> **PROMPT**: In the listing below, find every line containing "this" and copy it out.

(Data entries)

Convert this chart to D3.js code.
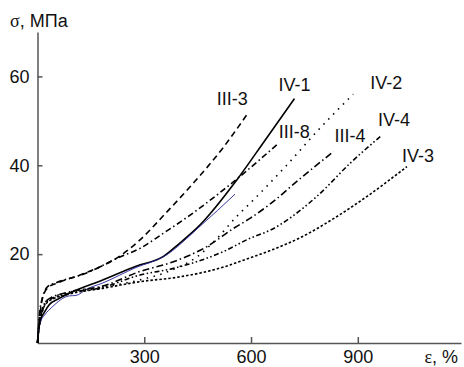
<!DOCTYPE html>
<html>
<head>
  <meta charset="utf-8">
  <title>σ–ε</title>
  <style>
    body { margin: 0; background: #fff; }
    svg { display: block; font-family: "Liberation Sans", Arial, sans-serif; }
    .axis path, .axis line { stroke: #555; stroke-width: 1.5; }
    .axis text { font-size: 18px; fill: #111; }
    .serif { font-family: "Liberation Serif", "Times New Roman", serif; }
  </style>
</head>
<body>
  <svg id="chart"></svg>

  <script src="https://d3js.org/d3.v7.min.js"></script>
  <script>
    // размеры
    const width = 464;
    const height = 367;

    // данные (ε, % и σ, МПа для каждого образца)
    const seriesNames = ["III-3", "III-8", "IV-1", "blue", "IV-2", "III-4", "IV-4", "IV-3"];

    const strainIII3 = [0, 5, 15, 30, 60, 136, 230, 288, 360, 438, 520, 591];
    const stressIII3 = [0, 5, 10.4, 12.5, 13.6, 15.8, 19.5, 23.2, 29.2, 36, 43.8, 51.7];

    const strainIII8 = [0, 5, 15, 30, 50, 136, 230, 288, 350, 429, 551, 675];
    const stressIII8 = [0, 6, 10.5, 12.8, 13.5, 15.7, 19.3, 21.3, 24.5, 28.8, 36.3, 44.8];

    const strainIV1 = [0, 3, 10, 20, 33, 60, 89, 183, 277, 354, 400, 457, 560, 640, 722];
    const stressIV1 = [0, 3, 5.5, 7, 8.6, 10, 11.2, 14.2, 17.3, 19.5, 22.5, 26.6, 36.7, 45.7, 55];

    const strainBlue = [0, 3, 10, 20, 40, 89, 108, 140, 183, 277, 354, 457, 555];
    const stressBlue = [0, 2.5, 5, 6.3, 8, 10.6, 10.7, 12.2, 13.5, 17, 19.4, 26.3, 33.5];

    const strainIV2 = [0, 5, 15, 30, 89, 183, 277, 380, 450, 504, 560, 598, 700, 785, 887];
    const stressIV2 = [0, 4, 8, 9.8, 11.4, 12.6, 14, 16.5, 19.5, 23.5, 28.5, 31.5, 40, 47.6, 56];

    const strainIII4 = [0, 5, 15, 30, 89, 183, 288, 382, 476, 551, 598, 654, 738, 832];
    const stressIII4 = [0, 4, 8, 9.8, 11.5, 12.8, 16.1, 18.3, 21.7, 25.8, 28.1, 31.3, 37, 43.1];

    const strainIV4 = [0, 5, 15, 30, 89, 183, 288, 382, 523, 598, 654, 785, 879, 968];
    const stressIV4 = [0, 4, 7.5, 9.5, 11.2, 12.5, 15.3, 16.8, 20.6, 23.6, 25.4, 33, 40.5, 46.8];

    const strainIV3 = [0, 5, 15, 30, 89, 183, 288, 401, 523, 598, 654, 738, 832, 926, 1038];
    const stressIV3 = [0, 4, 7.5, 9.3, 11, 12.3, 13.8, 14.9, 17.1, 19.2, 20.8, 23.7, 28, 33, 39.7];

    const xTicks = [300, 600, 900];
    const yTicks = [20, 40, 60];

    const strains = [strainIII3, strainIII8, strainIV1, strainBlue, strainIV2, strainIII4, strainIV4, strainIV3];
    const stresses = [stressIII3, stressIII8, stressIV1, stressBlue, stressIV2, stressIII4, stressIV4, stressIV3];

    // стиль линий и смещение подписей от конца кривой
    const styles = {
      "III-3": { dash: "6,4", color: "#000", w: 1.6, dx: -31, dy: -8 },
      "III-8": { dash: "6,3,1.5,3", color: "#000", w: 1.6, dx: 1, dy: -6 },
      "IV-1":  { dash: null, color: "#000", w: 1.6, dx: -16, dy: -8 },
      "blue":  { dash: null, color: "#22229a", w: 0.9, label: false },
      "IV-2":  { dash: "1.5,5.5", color: "#000", w: 1.6, dx: 17, dy: -5 },
      "III-4": { dash: "7,3,1.5,3", color: "#000", w: 1.6, dx: 1, dy: -10 },
      "IV-4":  { dash: "5,2.5,1.5,2.5,1.5,2.5", color: "#000", w: 1.6, dx: -4, dy: -9 },
      "IV-3":  { dash: "2.5,2", color: "#000", w: 1.6, dx: -5, dy: -5 }
    };

    const svg = d3.select("#chart")
      .attr("width", width)
      .attr("height", height);

    const x = d3.scaleLinear().domain([0, 1190]).range([37.5, 461]);
    const y = d3.scaleLinear().domain([0, 70]).range([343, 32]);

    // оси
    svg.append("g")
      .attr("class", "axis")
      .attr("transform", `translate(0,${y(0)})`)
      .call(d3.axisBottom(x).tickValues(xTicks).tickSizeInner(-6).tickSizeOuter(0).tickPadding(7));

    svg.append("g")
      .attr("class", "axis")
      .attr("transform", `translate(${x(0)},0)`)
      .call(d3.axisLeft(y).tickValues(yTicks).tickSizeInner(-5).tickSizeOuter(0).tickPadding(8));

    // подписи осей
    const yl = svg.append("text").attr("x", 10).attr("y", 27).style("font-size", "18px").attr("fill", "#111");
    yl.append("tspan").attr("class", "serif").text("σ");
    yl.append("tspan").text(", МПа");

    const xl = svg.append("text").attr("x", 458).attr("y", 363).attr("text-anchor", "end")
      .style("font-size", "18px").attr("fill", "#111");
    xl.append("tspan").attr("class", "serif").text("ε");
    xl.append("tspan").text(", %");

    const line = d3.line()
      .x(d => x(d[0]))
      .y(d => y(d[1]))
      .curve(d3.curveMonotoneX);

    // кривые
    seriesNames.forEach((name, i) => {
      const pts = strains[i].map((s, j) => [s, stresses[i][j]]);
      const st = styles[name];
      svg.append("path")
        .datum(pts)
        .attr("d", line)
        .attr("fill", "none")
        .attr("stroke", st.color)
        .attr("stroke-width", st.w)
        .attr("stroke-dasharray", st.dash);

      if (st.label !== false) {
        const last = pts[pts.length - 1];
        svg.append("text")
          .attr("x", x(last[0]) + st.dx)
          .attr("y", y(last[1]) + st.dy)
          .style("font-size", "18px")
          .attr("fill", "#111")
          .text(name);
      }
    });
  </script>
</body>
</html>
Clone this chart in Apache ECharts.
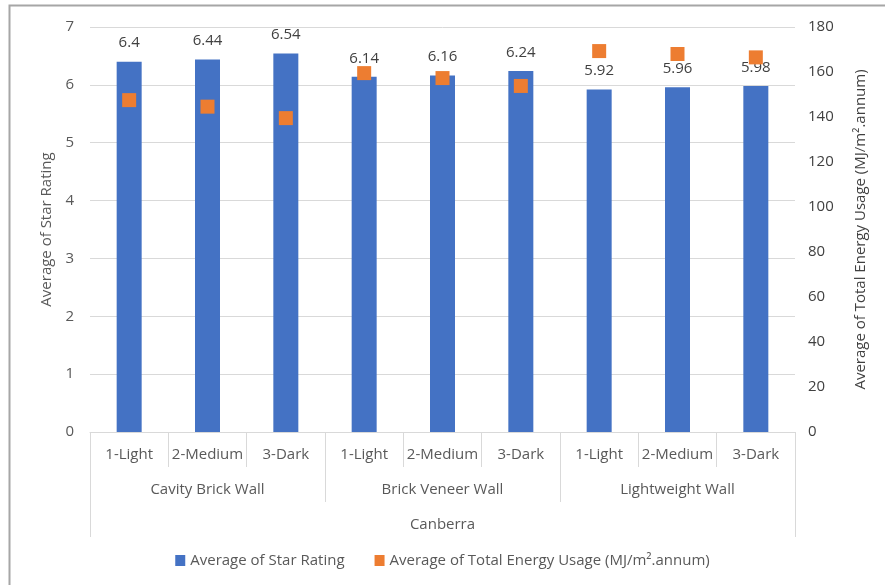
<!DOCTYPE html>
<html>
<head>
<meta charset="utf-8">
<script src="https://cdn.jsdelivr.net/npm/echarts@6/dist/echarts.min.js"></script>
<style>
  html, body { margin: 0; padding: 0; background: #fff; }
  #chart { width: 885px; height: 585px; }
</style>
</head>
<body>
<div id="chart"></div>
<script>
// Wall colour categories, grouped by wall type, all for Canberra
const colours = ['1-Light', '2-Medium', '3-Dark', '1-Light', '2-Medium', '3-Dark', '1-Light', '2-Medium', '3-Dark'];
const wallTypes = ['Cavity Brick Wall', 'Brick Veneer Wall', 'Lightweight Wall'];
const city = ['Canberra'];

// Average star rating per category
const starRating = [6.4, 6.44, 6.54, 6.14, 6.16, 6.24, 5.92, 5.96, 5.98];
// Average total energy usage (MJ/m².annum) per category
const energyUsage = [147.5, 144.6, 139.5, 159.5, 157.3, 153.8, 169.3, 168.0, 166.5];

const FONT = '"Open Sans", "Liberation Sans", sans-serif';
const GREY = '#595959';
const LINE = '#d9d9d9';

const chart = echarts.init(document.getElementById('chart'), null, { renderer: 'canvas' });

// One category axis per level of the x hierarchy; all share the same baseline,
// deeper levels get longer separator ticks and labels pushed further down.
function levelAxis(data, tickLength, labelMargin, showLine) {
  return {
    type: 'category',
    position: 'bottom',
    gridIndex: 0,
    boundaryGap: true,
    data: data,
    axisLine: { show: showLine, lineStyle: { color: LINE, width: 1 } },
    axisTick: { show: true, interval: 0, length: tickLength, lineStyle: { color: LINE, width: 1 } },
    axisLabel: { interval: 0, margin: labelMargin, color: GREY, fontSize: 15, fontFamily: FONT },
    splitLine: { show: false }
  };
}

chart.setOption({
  animation: false,
  textStyle: { fontFamily: FONT },
  grid: { left: 90, right: 90, top: 27, bottom: 153, containLabel: false },
  legend: {
    bottom: 12,
    left: 'center',
    itemWidth: 10,
    itemHeight: 11,
    itemGap: 30,
    icon: 'rect',
    textStyle: { color: GREY, fontSize: 15, fontFamily: FONT },
    data: ['Average of Star Rating', 'Average of Total Energy Usage (MJ/m².annum)']
  },
  xAxis: [
    levelAxis(colours, 35, 15, true),
    levelAxis(wallTypes, 70, 50, false),
    levelAxis(city, 105, 85, false)
  ],
  yAxis: [
    {
      type: 'value',
      min: 0, max: 7, interval: 1,
      name: 'Average of Star Rating',
      nameLocation: 'middle',
      nameGap: 36,
      nameRotate: 90,
      nameTextStyle: { color: GREY, fontSize: 15, fontFamily: FONT },
      axisLine: { show: false },
      axisTick: { show: false },
      axisLabel: { color: GREY, fontSize: 15, margin: 16, fontFamily: FONT },
      splitLine: { show: true, lineStyle: { color: LINE, width: 1 } }
    },
    {
      type: 'value',
      min: 0, max: 180, interval: 20,
      position: 'right',
      name: 'Average of Total Energy Usage (MJ/m².annum)',
      nameLocation: 'middle',
      nameGap: 58,
      nameRotate: 90,
      nameTextStyle: { color: '#404040', fontSize: 15, fontFamily: FONT },
      axisLine: { show: false },
      axisTick: { show: false },
      axisLabel: { color: '#404040', fontSize: 15, margin: 13, fontFamily: FONT },
      splitLine: { show: false }
    }
  ],
  series: [
    {
      name: 'Average of Star Rating',
      type: 'bar',
      xAxisIndex: 0,
      yAxisIndex: 0,
      data: starRating,
      barWidth: 25,
      itemStyle: { color: '#4472C4' },
      label: {
        show: true,
        position: 'top',
        distance: 11,
        color: '#404040',
        fontSize: 15,
        fontFamily: FONT
      }
    },
    {
      name: 'Average of Total Energy Usage (MJ/m².annum)',
      type: 'scatter',
      xAxisIndex: 0,
      yAxisIndex: 1,
      data: energyUsage,
      symbol: 'rect',
      symbolSize: 14,
      itemStyle: { color: '#ED7D31', opacity: 1 },
      z: 3
    }
  ],
  graphic: [
    {
      type: 'polyline',
      silent: true,
      shape: { points: [[9.5, 585], [9.5, 5.5], [885, 5.5]] },
      style: { stroke: '#a6a6a6', lineWidth: 2, fill: null }
    }
  ]
});
</script>
</body>
</html>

> **CORRECT RESPONSE**:
Convert this chart to D3.js code.
Clone this chart in Apache ECharts.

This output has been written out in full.